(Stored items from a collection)
================

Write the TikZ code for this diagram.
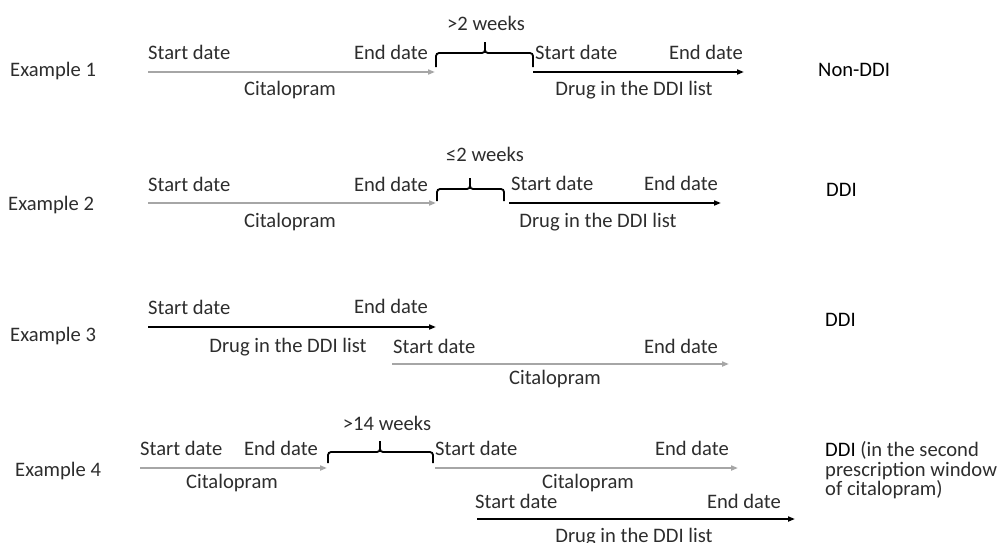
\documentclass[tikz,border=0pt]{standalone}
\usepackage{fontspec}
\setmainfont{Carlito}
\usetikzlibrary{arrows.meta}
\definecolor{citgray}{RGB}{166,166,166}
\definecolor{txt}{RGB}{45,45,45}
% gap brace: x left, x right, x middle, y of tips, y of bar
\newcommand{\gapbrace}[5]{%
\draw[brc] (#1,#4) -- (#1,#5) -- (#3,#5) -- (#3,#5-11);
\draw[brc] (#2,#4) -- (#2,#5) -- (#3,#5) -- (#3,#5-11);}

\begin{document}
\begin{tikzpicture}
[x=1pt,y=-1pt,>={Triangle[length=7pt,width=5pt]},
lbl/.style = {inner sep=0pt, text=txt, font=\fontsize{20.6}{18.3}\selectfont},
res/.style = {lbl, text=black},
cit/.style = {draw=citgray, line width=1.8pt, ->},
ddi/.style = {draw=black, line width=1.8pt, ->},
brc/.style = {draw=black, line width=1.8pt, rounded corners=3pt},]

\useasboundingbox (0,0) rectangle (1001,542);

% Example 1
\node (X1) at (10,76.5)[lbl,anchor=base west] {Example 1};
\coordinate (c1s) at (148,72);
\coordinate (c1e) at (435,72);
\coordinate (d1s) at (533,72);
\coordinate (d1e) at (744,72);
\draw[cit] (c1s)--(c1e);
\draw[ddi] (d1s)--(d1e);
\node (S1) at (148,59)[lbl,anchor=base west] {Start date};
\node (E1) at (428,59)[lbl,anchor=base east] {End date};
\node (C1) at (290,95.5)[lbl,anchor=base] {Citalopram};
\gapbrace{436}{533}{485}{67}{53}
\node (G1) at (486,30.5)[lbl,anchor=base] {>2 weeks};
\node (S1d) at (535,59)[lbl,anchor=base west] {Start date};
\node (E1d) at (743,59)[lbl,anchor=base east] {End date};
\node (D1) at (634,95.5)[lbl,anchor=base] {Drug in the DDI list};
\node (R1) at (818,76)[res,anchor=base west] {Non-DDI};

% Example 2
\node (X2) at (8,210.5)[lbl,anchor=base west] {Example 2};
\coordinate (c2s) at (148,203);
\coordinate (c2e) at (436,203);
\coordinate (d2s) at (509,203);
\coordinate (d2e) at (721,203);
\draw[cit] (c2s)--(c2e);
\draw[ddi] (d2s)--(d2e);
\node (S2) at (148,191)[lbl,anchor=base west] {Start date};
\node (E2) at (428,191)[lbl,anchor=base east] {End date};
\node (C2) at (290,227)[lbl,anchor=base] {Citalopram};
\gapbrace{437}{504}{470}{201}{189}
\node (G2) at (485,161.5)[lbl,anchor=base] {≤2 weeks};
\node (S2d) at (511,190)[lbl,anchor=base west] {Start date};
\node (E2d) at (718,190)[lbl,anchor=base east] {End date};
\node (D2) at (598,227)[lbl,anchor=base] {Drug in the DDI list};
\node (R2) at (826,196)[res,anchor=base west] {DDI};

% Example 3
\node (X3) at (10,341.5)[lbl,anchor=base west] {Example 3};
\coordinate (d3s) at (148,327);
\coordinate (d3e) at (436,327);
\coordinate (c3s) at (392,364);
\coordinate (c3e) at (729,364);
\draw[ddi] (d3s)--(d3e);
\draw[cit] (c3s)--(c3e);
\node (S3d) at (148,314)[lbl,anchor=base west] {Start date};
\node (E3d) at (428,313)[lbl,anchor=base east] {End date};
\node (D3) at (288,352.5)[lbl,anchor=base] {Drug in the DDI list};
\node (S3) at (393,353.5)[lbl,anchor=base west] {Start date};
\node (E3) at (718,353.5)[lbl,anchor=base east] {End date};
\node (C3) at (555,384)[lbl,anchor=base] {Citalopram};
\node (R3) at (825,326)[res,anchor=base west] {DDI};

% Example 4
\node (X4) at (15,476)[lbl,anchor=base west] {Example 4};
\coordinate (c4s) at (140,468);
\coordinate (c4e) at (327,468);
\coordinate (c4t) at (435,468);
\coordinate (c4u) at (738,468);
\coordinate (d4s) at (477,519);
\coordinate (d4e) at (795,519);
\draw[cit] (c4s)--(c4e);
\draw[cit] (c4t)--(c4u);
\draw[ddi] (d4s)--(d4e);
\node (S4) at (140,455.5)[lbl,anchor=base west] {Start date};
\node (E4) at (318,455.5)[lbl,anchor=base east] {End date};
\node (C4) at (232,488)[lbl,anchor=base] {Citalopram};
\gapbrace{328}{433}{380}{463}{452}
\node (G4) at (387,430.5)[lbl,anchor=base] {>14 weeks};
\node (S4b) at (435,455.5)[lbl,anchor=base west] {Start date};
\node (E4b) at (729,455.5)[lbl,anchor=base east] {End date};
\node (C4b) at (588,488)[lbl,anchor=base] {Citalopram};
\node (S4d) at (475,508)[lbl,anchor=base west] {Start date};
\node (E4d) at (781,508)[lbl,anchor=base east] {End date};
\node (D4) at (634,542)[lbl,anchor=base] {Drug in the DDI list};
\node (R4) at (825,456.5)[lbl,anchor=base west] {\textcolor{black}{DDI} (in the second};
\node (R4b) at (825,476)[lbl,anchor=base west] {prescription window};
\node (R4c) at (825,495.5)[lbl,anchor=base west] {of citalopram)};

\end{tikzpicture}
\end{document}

================

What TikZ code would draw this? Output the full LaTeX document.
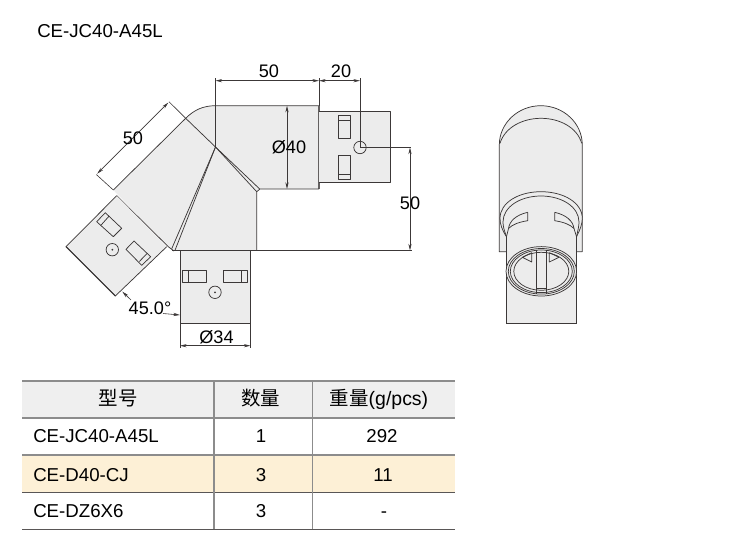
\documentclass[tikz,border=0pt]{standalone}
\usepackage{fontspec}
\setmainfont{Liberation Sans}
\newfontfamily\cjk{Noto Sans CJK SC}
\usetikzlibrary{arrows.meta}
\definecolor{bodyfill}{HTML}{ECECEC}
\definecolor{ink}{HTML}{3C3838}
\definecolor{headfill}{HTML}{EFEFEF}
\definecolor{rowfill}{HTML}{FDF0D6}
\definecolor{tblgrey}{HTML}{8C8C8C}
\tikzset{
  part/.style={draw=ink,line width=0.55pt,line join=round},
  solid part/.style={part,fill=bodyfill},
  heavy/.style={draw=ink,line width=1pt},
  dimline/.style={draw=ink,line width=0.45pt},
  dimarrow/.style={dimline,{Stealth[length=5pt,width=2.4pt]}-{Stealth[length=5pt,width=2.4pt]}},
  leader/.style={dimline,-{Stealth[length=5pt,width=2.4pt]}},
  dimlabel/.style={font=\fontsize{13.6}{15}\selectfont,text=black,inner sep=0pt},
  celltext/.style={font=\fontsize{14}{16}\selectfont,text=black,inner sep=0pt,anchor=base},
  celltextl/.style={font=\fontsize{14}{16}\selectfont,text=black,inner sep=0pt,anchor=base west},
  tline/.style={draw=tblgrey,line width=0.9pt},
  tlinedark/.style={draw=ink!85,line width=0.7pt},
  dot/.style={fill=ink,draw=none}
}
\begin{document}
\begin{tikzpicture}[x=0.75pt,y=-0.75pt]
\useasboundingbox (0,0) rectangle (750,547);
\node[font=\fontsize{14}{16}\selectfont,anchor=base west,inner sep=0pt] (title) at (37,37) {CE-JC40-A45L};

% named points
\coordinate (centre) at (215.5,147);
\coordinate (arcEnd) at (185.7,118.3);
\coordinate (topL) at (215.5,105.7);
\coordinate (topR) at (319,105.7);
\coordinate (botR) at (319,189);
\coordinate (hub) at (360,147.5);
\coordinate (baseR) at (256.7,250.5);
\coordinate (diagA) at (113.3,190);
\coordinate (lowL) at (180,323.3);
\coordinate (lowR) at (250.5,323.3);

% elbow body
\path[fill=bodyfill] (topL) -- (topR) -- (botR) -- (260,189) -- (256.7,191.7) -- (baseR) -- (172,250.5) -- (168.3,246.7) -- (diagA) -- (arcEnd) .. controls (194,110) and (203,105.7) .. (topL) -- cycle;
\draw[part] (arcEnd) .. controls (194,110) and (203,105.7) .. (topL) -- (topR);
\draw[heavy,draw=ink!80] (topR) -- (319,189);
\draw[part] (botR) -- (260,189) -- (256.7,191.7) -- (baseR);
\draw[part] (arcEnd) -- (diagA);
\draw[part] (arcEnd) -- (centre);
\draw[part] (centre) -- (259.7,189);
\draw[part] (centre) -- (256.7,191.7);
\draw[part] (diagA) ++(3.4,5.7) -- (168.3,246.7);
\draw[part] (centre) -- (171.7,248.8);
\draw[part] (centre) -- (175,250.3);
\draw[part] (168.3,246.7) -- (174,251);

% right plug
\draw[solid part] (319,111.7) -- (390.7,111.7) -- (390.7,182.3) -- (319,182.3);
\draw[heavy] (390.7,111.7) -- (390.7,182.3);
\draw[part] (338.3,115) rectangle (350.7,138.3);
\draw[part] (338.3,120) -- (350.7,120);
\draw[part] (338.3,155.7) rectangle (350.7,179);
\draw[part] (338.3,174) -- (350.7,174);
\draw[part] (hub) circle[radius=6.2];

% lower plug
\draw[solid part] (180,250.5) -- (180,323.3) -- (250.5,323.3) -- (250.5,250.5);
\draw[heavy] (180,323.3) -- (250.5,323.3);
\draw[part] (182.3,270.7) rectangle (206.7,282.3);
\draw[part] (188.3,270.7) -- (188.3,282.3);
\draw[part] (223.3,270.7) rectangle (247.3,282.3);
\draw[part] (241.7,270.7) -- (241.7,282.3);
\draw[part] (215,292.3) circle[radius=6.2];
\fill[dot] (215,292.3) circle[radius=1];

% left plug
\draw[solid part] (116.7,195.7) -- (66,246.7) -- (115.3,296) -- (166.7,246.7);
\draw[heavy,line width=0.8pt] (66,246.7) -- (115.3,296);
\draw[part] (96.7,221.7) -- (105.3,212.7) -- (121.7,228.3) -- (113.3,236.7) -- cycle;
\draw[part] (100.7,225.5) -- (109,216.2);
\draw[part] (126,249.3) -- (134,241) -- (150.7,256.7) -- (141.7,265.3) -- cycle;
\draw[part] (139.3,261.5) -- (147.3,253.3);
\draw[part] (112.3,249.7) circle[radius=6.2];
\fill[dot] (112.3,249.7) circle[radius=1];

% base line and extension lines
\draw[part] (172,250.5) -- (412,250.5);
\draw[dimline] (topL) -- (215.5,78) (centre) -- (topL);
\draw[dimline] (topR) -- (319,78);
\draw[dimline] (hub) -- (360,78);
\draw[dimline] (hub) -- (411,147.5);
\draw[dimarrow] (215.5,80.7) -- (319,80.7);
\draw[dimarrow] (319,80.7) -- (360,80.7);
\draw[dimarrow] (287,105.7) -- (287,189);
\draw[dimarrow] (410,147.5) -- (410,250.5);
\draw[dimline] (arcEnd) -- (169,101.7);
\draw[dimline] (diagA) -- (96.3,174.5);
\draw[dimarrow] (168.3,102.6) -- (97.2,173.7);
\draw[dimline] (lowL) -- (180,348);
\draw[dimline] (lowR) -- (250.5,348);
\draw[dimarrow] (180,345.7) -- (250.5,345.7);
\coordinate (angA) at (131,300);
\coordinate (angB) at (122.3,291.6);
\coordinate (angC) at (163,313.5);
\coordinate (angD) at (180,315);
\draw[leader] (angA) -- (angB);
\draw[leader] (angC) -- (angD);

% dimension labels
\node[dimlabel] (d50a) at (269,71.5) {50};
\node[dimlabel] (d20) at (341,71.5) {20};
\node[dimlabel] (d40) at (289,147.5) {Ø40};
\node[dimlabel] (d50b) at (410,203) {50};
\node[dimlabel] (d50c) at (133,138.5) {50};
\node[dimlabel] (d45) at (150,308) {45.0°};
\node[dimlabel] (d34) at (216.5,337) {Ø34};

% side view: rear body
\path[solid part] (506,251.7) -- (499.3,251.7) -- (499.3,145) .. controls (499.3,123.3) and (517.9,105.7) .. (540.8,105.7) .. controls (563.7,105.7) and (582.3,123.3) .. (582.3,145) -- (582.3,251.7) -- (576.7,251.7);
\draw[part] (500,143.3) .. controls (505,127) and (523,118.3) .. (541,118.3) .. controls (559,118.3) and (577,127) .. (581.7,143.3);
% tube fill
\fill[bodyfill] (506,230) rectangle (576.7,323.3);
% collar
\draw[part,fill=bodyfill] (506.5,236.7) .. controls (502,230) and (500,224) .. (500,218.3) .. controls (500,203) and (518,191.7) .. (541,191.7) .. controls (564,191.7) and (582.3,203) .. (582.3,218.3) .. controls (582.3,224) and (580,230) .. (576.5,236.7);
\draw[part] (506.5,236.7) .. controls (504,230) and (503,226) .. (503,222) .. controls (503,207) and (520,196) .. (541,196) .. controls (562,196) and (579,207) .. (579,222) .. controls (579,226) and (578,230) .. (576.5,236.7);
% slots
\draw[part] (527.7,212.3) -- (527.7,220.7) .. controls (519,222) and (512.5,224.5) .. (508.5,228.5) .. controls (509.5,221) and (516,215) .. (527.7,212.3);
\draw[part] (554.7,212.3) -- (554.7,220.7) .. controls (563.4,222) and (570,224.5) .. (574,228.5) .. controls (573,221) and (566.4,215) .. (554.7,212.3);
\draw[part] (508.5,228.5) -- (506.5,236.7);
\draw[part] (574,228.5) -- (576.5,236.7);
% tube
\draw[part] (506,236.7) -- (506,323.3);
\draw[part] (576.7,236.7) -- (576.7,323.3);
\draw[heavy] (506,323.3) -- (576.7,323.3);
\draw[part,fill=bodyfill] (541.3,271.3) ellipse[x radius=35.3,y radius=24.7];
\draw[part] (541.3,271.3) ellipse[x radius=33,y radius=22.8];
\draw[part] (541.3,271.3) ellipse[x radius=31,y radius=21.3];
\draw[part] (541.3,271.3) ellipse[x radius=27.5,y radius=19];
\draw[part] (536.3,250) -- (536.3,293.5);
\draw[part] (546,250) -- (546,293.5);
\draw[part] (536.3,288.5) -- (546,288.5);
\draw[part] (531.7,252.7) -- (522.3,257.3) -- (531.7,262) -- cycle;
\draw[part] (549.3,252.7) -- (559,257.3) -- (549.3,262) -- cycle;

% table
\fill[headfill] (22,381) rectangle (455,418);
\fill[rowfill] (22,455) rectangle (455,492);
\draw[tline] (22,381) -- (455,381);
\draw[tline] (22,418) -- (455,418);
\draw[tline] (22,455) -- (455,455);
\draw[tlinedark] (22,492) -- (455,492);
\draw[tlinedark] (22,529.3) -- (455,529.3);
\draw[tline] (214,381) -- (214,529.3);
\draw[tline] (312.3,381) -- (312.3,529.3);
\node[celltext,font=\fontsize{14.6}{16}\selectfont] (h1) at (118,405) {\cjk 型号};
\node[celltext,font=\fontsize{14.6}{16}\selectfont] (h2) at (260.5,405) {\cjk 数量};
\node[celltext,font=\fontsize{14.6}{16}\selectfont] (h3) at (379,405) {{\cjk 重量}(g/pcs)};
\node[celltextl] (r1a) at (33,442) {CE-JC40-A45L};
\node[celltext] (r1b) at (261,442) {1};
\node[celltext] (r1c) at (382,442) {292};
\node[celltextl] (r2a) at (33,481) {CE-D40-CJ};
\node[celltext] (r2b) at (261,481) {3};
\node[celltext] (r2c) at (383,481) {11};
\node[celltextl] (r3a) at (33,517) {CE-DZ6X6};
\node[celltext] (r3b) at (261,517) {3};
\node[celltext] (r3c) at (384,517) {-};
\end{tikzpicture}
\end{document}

================

# [What you have to do]
The lines you need run from the one containing "What TikZ code" down to the one containing "(lowR) at (250.5,323.3);"; print them exactly, both ends included, and leave out pictures.

# [Task answer]
What TikZ code would draw this? Output the full LaTeX document.
\documentclass[tikz,border=0pt]{standalone}
\usepackage{fontspec}
\setmainfont{Liberation Sans}
\newfontfamily\cjk{Noto Sans CJK SC}
\usetikzlibrary{arrows.meta}
\definecolor{bodyfill}{HTML}{ECECEC}
\definecolor{ink}{HTML}{3C3838}
\definecolor{headfill}{HTML}{EFEFEF}
\definecolor{rowfill}{HTML}{FDF0D6}
\definecolor{tblgrey}{HTML}{8C8C8C}
\tikzset{
  part/.style={draw=ink,line width=0.55pt,line join=round},
  solid part/.style={part,fill=bodyfill},
  heavy/.style={draw=ink,line width=1pt},
  dimline/.style={draw=ink,line width=0.45pt},
  dimarrow/.style={dimline,{Stealth[length=5pt,width=2.4pt]}-{Stealth[length=5pt,width=2.4pt]}},
  leader/.style={dimline,-{Stealth[length=5pt,width=2.4pt]}},
  dimlabel/.style={font=\fontsize{13.6}{15}\selectfont,text=black,inner sep=0pt},
  celltext/.style={font=\fontsize{14}{16}\selectfont,text=black,inner sep=0pt,anchor=base},
  celltextl/.style={font=\fontsize{14}{16}\selectfont,text=black,inner sep=0pt,anchor=base west},
  tline/.style={draw=tblgrey,line width=0.9pt},
  tlinedark/.style={draw=ink!85,line width=0.7pt},
  dot/.style={fill=ink,draw=none}
}
\begin{document}
\begin{tikzpicture}[x=0.75pt,y=-0.75pt]
\useasboundingbox (0,0) rectangle (750,547);
\node[font=\fontsize{14}{16}\selectfont,anchor=base west,inner sep=0pt] (title) at (37,37) {CE-JC40-A45L};

% named points
\coordinate (centre) at (215.5,147);
\coordinate (arcEnd) at (185.7,118.3);
\coordinate (topL) at (215.5,105.7);
\coordinate (topR) at (319,105.7);
\coordinate (botR) at (319,189);
\coordinate (hub) at (360,147.5);
\coordinate (baseR) at (256.7,250.5);
\coordinate (diagA) at (113.3,190);
\coordinate (lowL) at (180,323.3);
\coordinate (lowR) at (250.5,323.3);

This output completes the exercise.